Delaware City Schools

District eyes levy renewal on November ballot


Pending final approval in June by the Delaware City School District Board of Education, district voters can expect to see a renewal levy on the ballot in November.

In 1989, voters passed a 3-mill permanent improvements levy with a reduction factor.

The levy has been renewed four times, with the latest renewal in 2009. The district is asking voters for a fifth 5-year renewal.

Although the levy is only being collected at a 1.9-mill rate, the district will not be asking voters to increase the rate back up to the original level of 3-mills from when it was first passed in 1989.

The annual cost per $100,000 home is $86.34, including the homestead and rollback reductions.

The levy generates approximately $2 million total, but as more homes are built and home valuations occur, the amount paid per household will continue to go down.
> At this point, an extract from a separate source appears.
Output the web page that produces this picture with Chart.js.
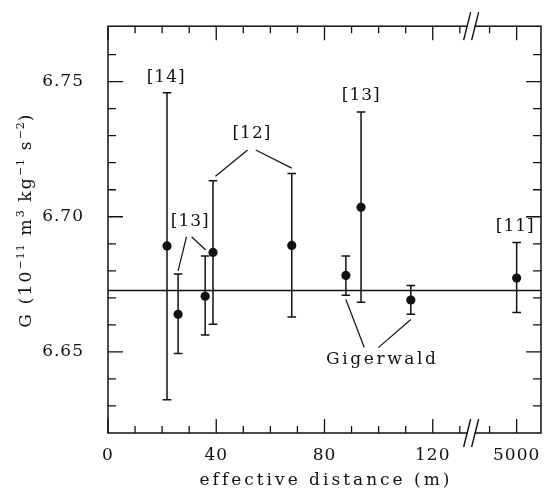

"The amount that each individual property owner pays will continue to decrease year after year, but we will collect the exact same amount of money," said Superintendent Paul Craft.

Craft said that although purchasing power has decreased, and the district is still collecting the same amount they were in 1989, they feel that the right thing for the district is to not ask taxpayers for additional money.

"We don't want to put a larger burden on our taxpayers if we can avoid it," Craft said.

"We are committed to watching every dollar we spend, and we don't want to ask for more at this time," he said.

The levy funds are specifically used for permanent improvements, and cannot be used for employee salaries or other operating expenses district officials said.

Permanent improvements include items that are sustainable for at least five years. The four categories of items that the levy encompasses are building maintenance, text books, educational equipment and computers, and school buses.

Craft said he doesn't expect any organized opposition to the levy renewal because the district is not asking for additional funds.

"We aren't trying to get more money," he said.

"In fact, some of our taxpayers will actually be paying less as time goes on," he said.

Craft said he is available to meet in the summer with any group that wants to discuss not only the renewal levy, but what the district is doing in general.

He said the state average of per pupil spending is $10,400. Four years ago, the district was spending $10,000 per pupil.

According to recent data, Craft said the district is only spending $9,100 per pupil now.

"We've reduced our district's per pupil spending by 10 percent," he said.

"I believe this shows significant evidence of our commitment to do everything we can to be good shepherds of our taxpayer's money."